• Goal: Report how many lines of the records below include the word "this". Give nothing but the number.

• Supplied material:

^^^^^^^^

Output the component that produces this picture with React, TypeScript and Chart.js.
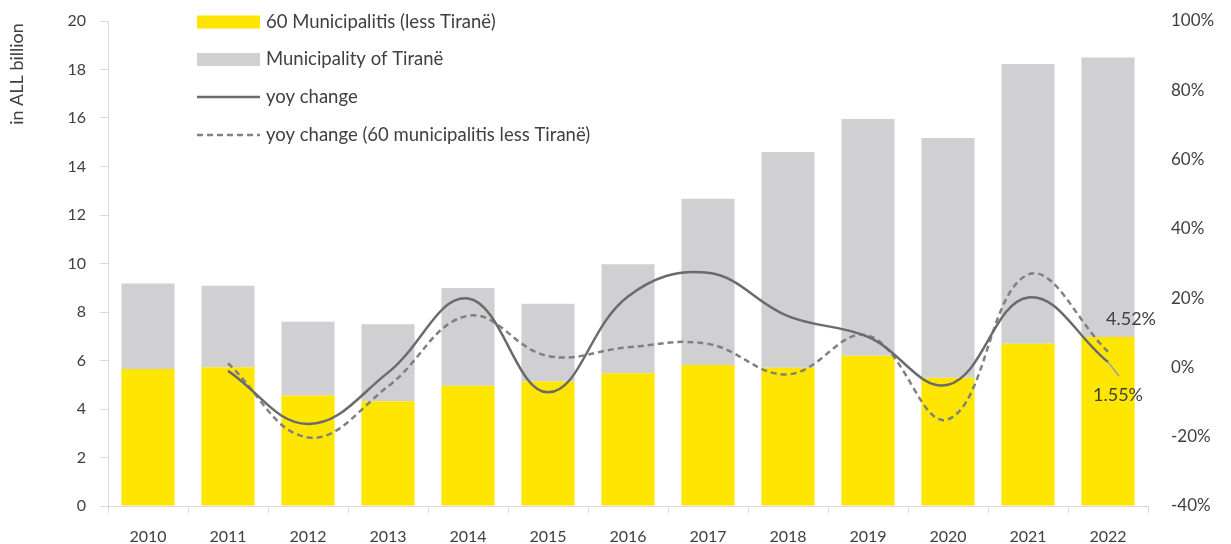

^^^^^^^^

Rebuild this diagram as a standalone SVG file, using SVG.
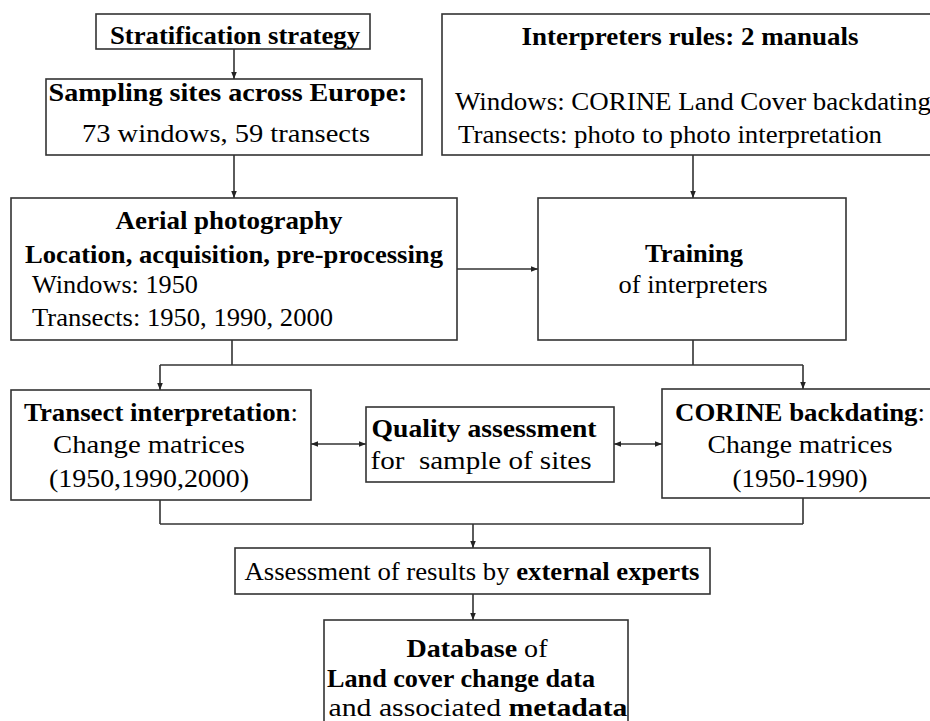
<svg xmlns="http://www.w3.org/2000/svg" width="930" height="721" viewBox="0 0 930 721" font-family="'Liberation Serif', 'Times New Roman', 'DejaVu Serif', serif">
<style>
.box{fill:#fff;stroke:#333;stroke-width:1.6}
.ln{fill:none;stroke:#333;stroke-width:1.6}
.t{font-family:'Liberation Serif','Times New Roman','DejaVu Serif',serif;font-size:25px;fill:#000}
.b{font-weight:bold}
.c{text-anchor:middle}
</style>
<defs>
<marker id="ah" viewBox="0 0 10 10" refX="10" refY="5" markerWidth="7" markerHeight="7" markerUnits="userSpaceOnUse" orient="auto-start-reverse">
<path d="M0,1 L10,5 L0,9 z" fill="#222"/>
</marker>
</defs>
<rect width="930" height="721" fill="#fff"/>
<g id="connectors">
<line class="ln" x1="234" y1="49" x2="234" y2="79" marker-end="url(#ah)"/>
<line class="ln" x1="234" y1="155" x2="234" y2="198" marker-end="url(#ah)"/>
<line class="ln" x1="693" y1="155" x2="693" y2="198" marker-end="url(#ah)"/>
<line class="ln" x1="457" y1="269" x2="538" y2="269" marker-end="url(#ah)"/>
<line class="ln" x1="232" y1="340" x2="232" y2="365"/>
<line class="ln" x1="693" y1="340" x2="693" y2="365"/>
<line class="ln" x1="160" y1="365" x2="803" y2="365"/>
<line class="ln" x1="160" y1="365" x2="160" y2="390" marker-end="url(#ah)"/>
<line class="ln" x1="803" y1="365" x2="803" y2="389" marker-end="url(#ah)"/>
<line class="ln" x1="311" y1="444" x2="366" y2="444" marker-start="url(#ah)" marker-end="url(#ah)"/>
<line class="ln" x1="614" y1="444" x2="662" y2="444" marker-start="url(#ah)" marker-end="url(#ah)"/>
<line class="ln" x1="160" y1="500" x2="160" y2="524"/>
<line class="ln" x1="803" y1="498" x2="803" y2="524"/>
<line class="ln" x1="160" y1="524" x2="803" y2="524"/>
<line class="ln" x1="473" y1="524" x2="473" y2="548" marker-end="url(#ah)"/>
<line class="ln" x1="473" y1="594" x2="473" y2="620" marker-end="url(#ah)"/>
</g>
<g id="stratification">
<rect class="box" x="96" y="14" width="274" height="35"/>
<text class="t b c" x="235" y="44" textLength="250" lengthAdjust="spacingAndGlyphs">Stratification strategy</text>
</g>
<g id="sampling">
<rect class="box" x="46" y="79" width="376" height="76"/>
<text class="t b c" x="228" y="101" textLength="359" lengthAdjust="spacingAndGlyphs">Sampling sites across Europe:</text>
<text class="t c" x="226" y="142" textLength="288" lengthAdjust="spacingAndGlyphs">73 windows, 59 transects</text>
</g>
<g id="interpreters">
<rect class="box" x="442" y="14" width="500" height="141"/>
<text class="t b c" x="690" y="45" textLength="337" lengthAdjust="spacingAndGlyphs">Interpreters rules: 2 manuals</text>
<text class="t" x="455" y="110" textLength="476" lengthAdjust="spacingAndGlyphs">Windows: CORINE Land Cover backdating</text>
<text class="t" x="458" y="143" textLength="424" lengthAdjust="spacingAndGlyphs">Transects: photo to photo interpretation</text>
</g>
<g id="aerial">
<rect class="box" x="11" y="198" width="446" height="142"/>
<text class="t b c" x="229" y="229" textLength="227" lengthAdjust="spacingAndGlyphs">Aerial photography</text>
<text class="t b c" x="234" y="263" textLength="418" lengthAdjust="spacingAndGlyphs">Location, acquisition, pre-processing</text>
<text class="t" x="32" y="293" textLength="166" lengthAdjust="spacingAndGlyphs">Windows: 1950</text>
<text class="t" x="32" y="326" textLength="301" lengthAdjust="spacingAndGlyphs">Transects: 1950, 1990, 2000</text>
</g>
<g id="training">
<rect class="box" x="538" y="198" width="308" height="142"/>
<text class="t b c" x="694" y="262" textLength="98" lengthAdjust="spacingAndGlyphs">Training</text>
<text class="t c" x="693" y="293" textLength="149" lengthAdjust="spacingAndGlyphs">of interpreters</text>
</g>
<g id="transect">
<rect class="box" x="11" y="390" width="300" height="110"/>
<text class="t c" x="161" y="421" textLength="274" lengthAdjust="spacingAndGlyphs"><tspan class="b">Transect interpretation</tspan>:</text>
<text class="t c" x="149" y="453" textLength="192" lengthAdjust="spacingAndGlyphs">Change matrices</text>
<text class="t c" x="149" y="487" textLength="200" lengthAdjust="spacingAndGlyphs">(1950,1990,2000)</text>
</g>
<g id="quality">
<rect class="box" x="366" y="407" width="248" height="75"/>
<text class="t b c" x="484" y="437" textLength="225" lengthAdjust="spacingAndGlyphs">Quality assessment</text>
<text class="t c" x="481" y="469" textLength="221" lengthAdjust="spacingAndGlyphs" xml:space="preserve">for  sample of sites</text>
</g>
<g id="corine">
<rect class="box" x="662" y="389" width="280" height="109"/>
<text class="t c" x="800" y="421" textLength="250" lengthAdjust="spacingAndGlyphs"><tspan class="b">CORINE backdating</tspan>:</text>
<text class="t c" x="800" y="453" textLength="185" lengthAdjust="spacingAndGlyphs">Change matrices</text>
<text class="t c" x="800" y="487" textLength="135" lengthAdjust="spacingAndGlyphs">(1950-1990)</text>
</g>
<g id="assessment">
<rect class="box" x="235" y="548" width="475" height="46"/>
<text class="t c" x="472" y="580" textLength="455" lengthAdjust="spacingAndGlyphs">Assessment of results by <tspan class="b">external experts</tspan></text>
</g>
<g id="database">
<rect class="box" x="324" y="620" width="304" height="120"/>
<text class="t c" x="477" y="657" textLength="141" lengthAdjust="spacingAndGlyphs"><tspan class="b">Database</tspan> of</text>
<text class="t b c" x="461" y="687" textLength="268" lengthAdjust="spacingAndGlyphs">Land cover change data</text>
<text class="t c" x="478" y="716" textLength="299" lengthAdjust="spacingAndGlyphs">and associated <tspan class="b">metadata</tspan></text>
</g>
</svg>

^^^^^^^^

• Reply: 2